For someone who drinks a good amount of beer, I know precious little about the brewing process. That’s something I’m hoping to change, which is why you can expect to see me exploring quite a few brewing basics on the site in the coming months. Today, I’m diving into barrel-aging, which is way more complex than I assumed. Pull up a stool and pour yourself an imperial stout while I dig into the basics of barrel-aging beer, wine, and spirits.
Barrel-aging is exactly what is sounds like. It’s the process of aging beer, wine, or spirits in a wooden barrel. (Some wine is aged in steel barrels, but that’s a discussion for another time.) Of course, the barrels in question aren’t just storage vessels; they’re a key factor into the alchemy that informs a beverage’s flavor. Barrel-aging allows mere mortals to manipulate liquid, air, and the chemical compounds present in the wood to create rich, complex flavors. Brewers can work with different types of woods—cherry or oak, for example—in addition to manipulating finishes and aging time. All of these factors can contribute to the flavor of the beverage.
Barrel-aging beer seems like an age-old practice, doesn’t it? Seems like a total Viking move, no? (Hang on, I’m frantically Googling “did Vikings have barrels???”)
While the beer-loving hordes of old may have used barrels for liquid storage and fermentation, barrel-aged beer is actually relatively new to U.S. craft beer consumers. Hop Culture reports that, in 1992, Chicago-based Goose Island became the first U.S. brewery to mass-produce a barrel-aged beer. That was only 30 years ago! Aged in bourbon barrels, Goose Island’s Bourbon County Stout is still available—but now other breweries have caught up, cranking out aged imperial stouts and barleywines using similar processes.
Per Hop Culture, brewers like barrel-aged beers because of the rich flavors present in the wood. The beer soaks into the barrel over time, absorbing chemical compounds that create rich flavors ranging from caramel to coconut. Sometimes florals sneak in there, too. Personally, I think the aromatic depths of a barrel-aged beer are priceless, especially when enjoyed as a cold-weather drink. (During the dog days of winter, nothing’s cozier than New Holland Dragon’s Milk stout.) Overall, barrel-aging seems to be best for high-ABV beers with strong flavors—beers like strong ales or imperial stouts that won’t be overwhelmed by the flavors imparted during the aging process.
Barrel-aging has a place in spirit production, too. Take Patrón Añejo tequila, which is aged in an oak barrel for a minimum of 12 months. Distillers take a similar approach for bourbon, which is aged in charred oak barrels.

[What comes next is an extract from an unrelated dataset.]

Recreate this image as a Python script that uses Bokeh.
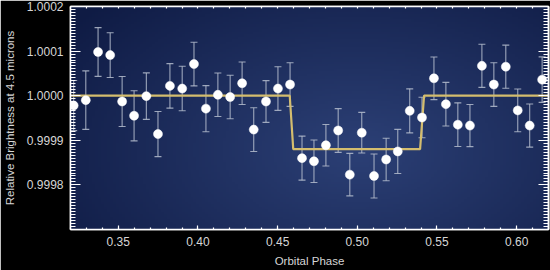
import numpy as np
from bokeh.plotting import figure
from bokeh.models import (ColumnDataSource, Range1d, LinearAxis, FixedTicker,
                          PrintfTickFormatter, Whisker, TeeHead)
from bokeh.embed import file_html
from bokeh.resources import INLINE

# ---- data ----
phase = [0.3220, 0.3296, 0.3373, 0.3449, 0.3524, 0.3599, 0.3676, 0.3749, 0.3824, 0.3901,
         0.3975, 0.4050, 0.4125, 0.4202, 0.4277, 0.4350, 0.4427, 0.4502, 0.4578, 0.4653,
         0.4728, 0.4803, 0.4880, 0.4953, 0.5028, 0.5105, 0.5181, 0.5254, 0.5329, 0.5406,
         0.5481, 0.5556, 0.5631, 0.5707, 0.5782, 0.5857, 0.5932, 0.6007, 0.6082, 0.6160]
brightness = [0.999978, 0.999990, 1.000098, 1.000091, 0.999987, 0.999955, 0.999999, 0.999914,
              1.000022, 1.000016, 1.000071, 0.999971, 1.000002, 0.999997, 1.000028, 0.999924,
              0.999987, 1.000016, 1.000025, 0.999860, 0.999853, 0.999889, 0.999922, 0.999823,
              0.999917, 0.999820, 0.999857, 0.999875, 0.999966, 0.999951, 1.000039, 0.999981,
              0.999935, 0.999933, 1.000067, 1.000025, 1.000065, 0.999967, 0.999933, 1.000036]
error = [0.0000562, 0.0000656, 0.0000546, 0.0000501, 0.0000562, 0.0000562, 0.0000521, 0.0000506,
         0.0000499, 0.0000499, 0.0000490, 0.0000517, 0.0000488, 0.0000488, 0.0000476, 0.0000490,
         0.0000467, 0.0000488, 0.0000490, 0.0000494, 0.0000476, 0.0000465, 0.0000490, 0.0000476,
         0.0000456, 0.0000494, 0.0000476, 0.0000494, 0.0000494, 0.0000454, 0.0000479, 0.0000488,
         0.0000490, 0.0000472, 0.0000483, 0.0000490, 0.0000483, 0.0000479, 0.0000483, 0.0000510]
model_phase = [0.3200, 0.4576, 0.4598, 0.5394, 0.5419, 0.6200]
model_level = [1.0000, 1.0000, 0.99988, 0.99988, 1.0000, 1.0000]

x_label = "Orbital Phase"
y_label = "Relative Brightness at 4.5 microns"
x_ticks = [0.35, 0.40, 0.45, 0.50, 0.55, 0.60]
y_ticks = [0.9998, 0.9999, 1.0000, 1.0001, 1.0002]
x_start, x_end = 0.32, 0.62
y_start, y_end = 0.9997, 1.0002

# tick-mark positions (styling only)
x_minor = [round(v, 4) for v in np.arange(0.32, 0.6201, 0.01)]
y_minor = [v for v in np.linspace(0.9997, 1.0002, 76)]

# ---- figure ----
p = figure(width=550, height=270, x_range=Range1d(x_start, x_end), y_range=Range1d(y_start, y_end),
           output_backend="svg", toolbar_location=None,
           min_border_left=69, min_border_right=2, min_border_top=6, min_border_bottom=41)
p.background_fill_color = "#1c2b5c"
p.border_fill_color = "black"
p.outline_line_color = "white"
p.outline_line_width = 1.5
p.grid.visible = False

# background radial gradient (decoration)
ny, nx = 90, 160
yy, xx = np.mgrid[0:ny, 0:nx]
cx, cy = 0.60 * nx, 0.35 * ny
r = np.sqrt(((xx - cx) / nx) ** 2 + ((yy - cy) / ny) ** 2 * 0.6)
t = np.clip(r / 0.75, 0, 1)
inner = np.array([44, 64, 118])
outer = np.array([15, 27, 68])
img = np.empty((ny, nx), dtype=np.uint32)
view = img.view(dtype=np.uint8).reshape((ny, nx, 4))
for k in range(3):
    view[:, :, k] = (inner[k] * (1 - t) + outer[k] * t).astype(np.uint8)
view[:, :, 3] = 255
p.image_rgba(image=[img], x=x_start, y=y_start, dw=x_end - x_start, dh=y_end - y_start, level="image")

src = ColumnDataSource(dict(
    x=phase, y=brightness,
    upper=[b + e for b, e in zip(brightness, error)],
    lower=[b - e for b, e in zip(brightness, error)],
))

bar_color = "#b4bccd"
w = Whisker(source=src, base="x", upper="upper", lower="lower", dimension="height",
            line_color=bar_color, line_width=1.1, line_alpha=0.85,
            upper_head=TeeHead(size=7, line_color=bar_color, line_width=1.1, line_alpha=0.85),
            lower_head=TeeHead(size=7, line_color=bar_color, line_width=1.1, line_alpha=0.85))
p.add_layout(w)

p.line(model_phase, model_level, line_color="#d4bd6e", line_width=2.2)
p.scatter("x", "y", source=src, size=9, fill_color="white", line_color="white", line_width=0.5)

# ---- axes ----
font = "Liberation Sans"
text_col = "#d6d6d6"

def ticks_style(ax, major_in, minor_in):
    ax.axis_line_color = "white"
    ax.axis_line_width = 1.5
    ax.major_tick_line_color = "white"
    ax.minor_tick_line_color = "white"
    ax.major_tick_in = major_in
    ax.major_tick_out = 0
    ax.minor_tick_in = minor_in
    ax.minor_tick_out = 0
    ax.major_tick_line_width = 1.2
    ax.minor_tick_line_width = 1.2

def label_style(ax):
    ax.major_label_text_color = text_col
    ax.major_label_text_font = font
    ax.major_label_text_font_size = "12px"
    ax.axis_label_text_color = text_col
    ax.axis_label_text_font = font
    ax.axis_label_text_font_size = "11.5px"
    ax.axis_label_text_font_style = "normal"

xa = p.xaxis[0]
xa.ticker = FixedTicker(ticks=x_ticks, minor_ticks=x_minor)
xa.formatter = PrintfTickFormatter(format="%.2f")
xa.axis_label = x_label
xa.major_label_standoff = 7
xa.axis_label_standoff = 6
ticks_style(xa, 4, 2)
label_style(xa)

ya = p.yaxis[0]
ya.ticker = FixedTicker(ticks=y_ticks, minor_ticks=y_minor)
ya.formatter = PrintfTickFormatter(format="%.4f")
ya.axis_label = y_label
ya.major_label_standoff = 7
ya.axis_label_standoff = 8
ticks_style(ya, 10, 5)
label_style(ya)

# label-free tick axes on top and right: only "minor" ticks, two layers for long/short
def bare_axis(positions, length):
    ax = LinearAxis(ticker=FixedTicker(ticks=[], minor_ticks=positions))
    ticks_style(ax, 0, length)
    ax.major_label_standoff = 0
    ax.axis_label = None
    return ax

p.add_layout(bare_axis(x_minor, 2), "above")
p.add_layout(bare_axis(y_minor, 5), "right")
p.add_layout(bare_axis(y_ticks, 10), "right")

open("out.html", "w").write(file_html(p, INLINE))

Of course, per MasterClass, barrel-aging is also the cornerstone of the wine-making process. Once a wine has been transplanted to a barrel, it begins something called élevage, which is the French term for “raising” or “upbringing”—the last step before the wine is bottled. Basically, it’s when the wine becomes a grown-up. Like I mentioned above, winemakers use all sorts of barrels during this process, including steel and oak barrels.
Whether you’re aging a beer, wine, or spirit, the most important thing to know is that barrel-aging is much more than just allowing a liquid to settle into itself. It’s a very intentional process during which the liquid absorbs the chemical compounds present in the barrel. Next time you taste a barrel-aged beverage, try to imagine how it was aged. Do you taste floral accents? A hint of coconut? Both of those elements could speak to the compounds present in the barrel itself. And though we may be moving out of imperial stout weather, there are plenty of spring and summer beverages that flaunt the effects of barrel-aging. It’s tequila time, dudes.